PROVIDED MATERIAL ::

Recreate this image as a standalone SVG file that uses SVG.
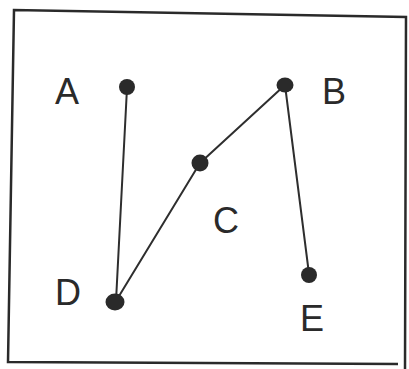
<svg xmlns="http://www.w3.org/2000/svg" width="409" height="369" viewBox="0 0 409 369">
<style>
.lbl{font-family:"Liberation Sans",Arial,sans-serif;font-size:36px;fill:#2a2a2a;text-anchor:middle}
.edge{stroke:#2e2e2e;stroke-width:2;fill:none;stroke-linecap:round}
.dot{fill:#2a2a2a}
.frame{fill:none;stroke:#2a2a2a;stroke-width:2.5}
</style>
<rect width="409" height="369" fill="#ffffff"/>
<path class="frame" d="M405 369 L406 17 L14 10 L8 362 L398 364"/>
<g id="connectors">
<line class="edge" x1="127" y1="88" x2="116" y2="301"/>
<line class="edge" x1="116" y1="301" x2="200" y2="163"/>
<line class="edge" x1="200" y1="163" x2="285" y2="85"/>
<line class="edge" x1="285" y1="85" x2="309" y2="274"/>
</g>
<g id="A"><ellipse class="dot" cx="127" cy="87" rx="8" ry="8"/><text class="lbl" x="67" y="104">A</text></g>
<g id="B"><ellipse class="dot" cx="285" cy="85" rx="8.5" ry="7.5"/><text class="lbl" x="334" y="104">B</text></g>
<g id="C"><ellipse class="dot" cx="200" cy="163" rx="8.5" ry="8.5"/><text class="lbl" x="226" y="233">C</text></g>
<g id="D"><ellipse class="dot" cx="115" cy="302" rx="9.5" ry="8.5"/><text class="lbl" x="68" y="305">D</text></g>
<g id="E"><ellipse class="dot" cx="309" cy="275" rx="8" ry="8"/><text class="lbl" x="312" y="331">E</text></g>
</svg>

TASK BRIEF :: Write out again every line above exactly as given; the pictures do not belong in the copy.

PROBLEM SOLUTION ::
Recreate this image as a standalone SVG file that uses SVG.
<svg xmlns="http://www.w3.org/2000/svg" width="409" height="369" viewBox="0 0 409 369">
<style>
.lbl{font-family:"Liberation Sans",Arial,sans-serif;font-size:36px;fill:#2a2a2a;text-anchor:middle}
.edge{stroke:#2e2e2e;stroke-width:2;fill:none;stroke-linecap:round}
.dot{fill:#2a2a2a}
.frame{fill:none;stroke:#2a2a2a;stroke-width:2.5}
</style>
<rect width="409" height="369" fill="#ffffff"/>
<path class="frame" d="M405 369 L406 17 L14 10 L8 362 L398 364"/>
<g id="connectors">
<line class="edge" x1="127" y1="88" x2="116" y2="301"/>
<line class="edge" x1="116" y1="301" x2="200" y2="163"/>
<line class="edge" x1="200" y1="163" x2="285" y2="85"/>
<line class="edge" x1="285" y1="85" x2="309" y2="274"/>
</g>
<g id="A"><ellipse class="dot" cx="127" cy="87" rx="8" ry="8"/><text class="lbl" x="67" y="104">A</text></g>
<g id="B"><ellipse class="dot" cx="285" cy="85" rx="8.5" ry="7.5"/><text class="lbl" x="334" y="104">B</text></g>
<g id="C"><ellipse class="dot" cx="200" cy="163" rx="8.5" ry="8.5"/><text class="lbl" x="226" y="233">C</text></g>
<g id="D"><ellipse class="dot" cx="115" cy="302" rx="9.5" ry="8.5"/><text class="lbl" x="68" y="305">D</text></g>
<g id="E"><ellipse class="dot" cx="309" cy="275" rx="8" ry="8"/><text class="lbl" x="312" y="331">E</text></g>
</svg>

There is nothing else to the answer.